Cinq mois plus tard, les sessions de milonga ont lieu tous les mardis, jeudis, vendredis et samedis de 18 à 22 heures. La première heure permet aux débutants d’apprendre les pas de base, afin que tout le monde ait la possibilité de s’entraîner. Les organisateurs d’origine font maintenant équipe avec d’autres professeurs pour assurer la continuité des cours. Ils donnent le point de rencontre et les horaires sur Facebook. S’il pleut, l’événement est annulé, sinon, quelqu’un sera là pour installer les haut-parleurs. Mais la plupart des participants ne sont pas sur les réseaux sociaux ; il s’agit plutôt de passants qui se sont un jour arrêtés pour regarder avant d’essayer.
« La plupart des participants sont des locaux de plus de 40 ans, dit Valeria. Ils nous embrassent et nous remercient. C’est agréable de voir la joie revenir dans leur corps. » Malgré ce que nous savons sur la propagation du Covid-19, Valeria pense que l’air frais et la compagnie peuvent renforcer le système immunitaire des participants et réduire les taux d’infection. « C’est thérapeutique », dit-elle.

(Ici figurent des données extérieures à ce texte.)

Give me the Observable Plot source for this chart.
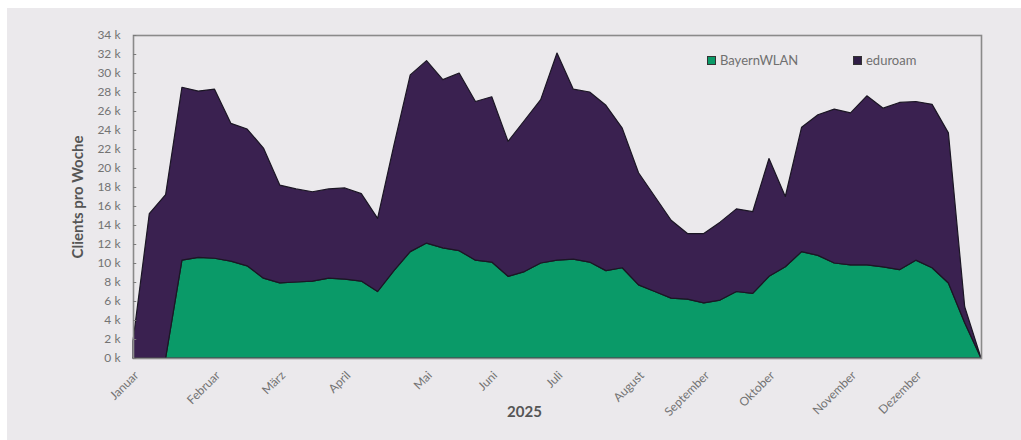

Mais tout le monde ne croit pas aux bienfaits de la milonga sur le système immunitaire. Omar Viola est le fondateur de Milonga Parakultural, une association qui organise des soirées dansantes à Buenos Aires depuis 21 ans. Figure emblématique de la scène, Viola a su garder les lieux vivants et ouverts même dans les moments les plus difficiles. Mais la pandémie est différente, dit-il : la danse est en contradiction avec la distanciation sociale, qui reste la priorité pour le moment. « Je ne pense pas que ce soit une bonne idée d’organiser des sessions de milonga sans le protocole adéquat. Cela met des vies en danger. Nous devons tenir compte du fait que la scène comporte un pourcentage élevé de personnes à haut risque. »
Viola a retardé la réouverture des espaces de milonga, en attendant qu’un consensus se forme sur les protocoles de sécurité. Les deux organisations de milonga les plus prolifiques de la ville, l’Association des organisateurs de milonga et l’Association des milongas à vocation sociale, ont annulé tous leurs événements au début de la pandémie. Elles ont depuis proposé une série de mesures de sécurité pour rouvrir prudemment, notamment un registre des danseurs, un assainissement des espaces de danse, un raccourcissement des sessions et l’obligation de prévoir un espace suffisant pour la ventilation, mais la ville de Buenos Aires ne les a toujours pas autorisées à rouvrir. Aucune mesure de ce type n’est appliquée dans les parcs : tout le monde peut simplement passer, danser et partir. Aucun plan n’a été mis en place si un participant est testé positif au Covid.
La milonga est née au milieu du siècle dernier à l’âge d’or du tango. Au fil des années, la danse a perdu de son attrait pour les jeunes générations, mais elle est toujours populaire dans certains quartiers de Buenos Aires, comme San Telmo et La Boca. D’autres quartiers branchés, comme Palermo et Villa Crespo, ont vu apparaître des sessions de milonga plus jeunes et plus queer, qui remettent en question les rôles traditionnels de la danse de salon.
Plus de 800 000 des deux millions de cas de coronavirus en Argentine ont été enregistrés à Buenos Aires, où vit environ un tiers de la population du pays. Près de la moitié des personnes vivant dans la capitale ont perdu leurs revenus pendant la pandémie. Dans un climat de difficultés, ces sessions interdites sont une échappatoire, quoique risquée, pour beaucoup de danseurs.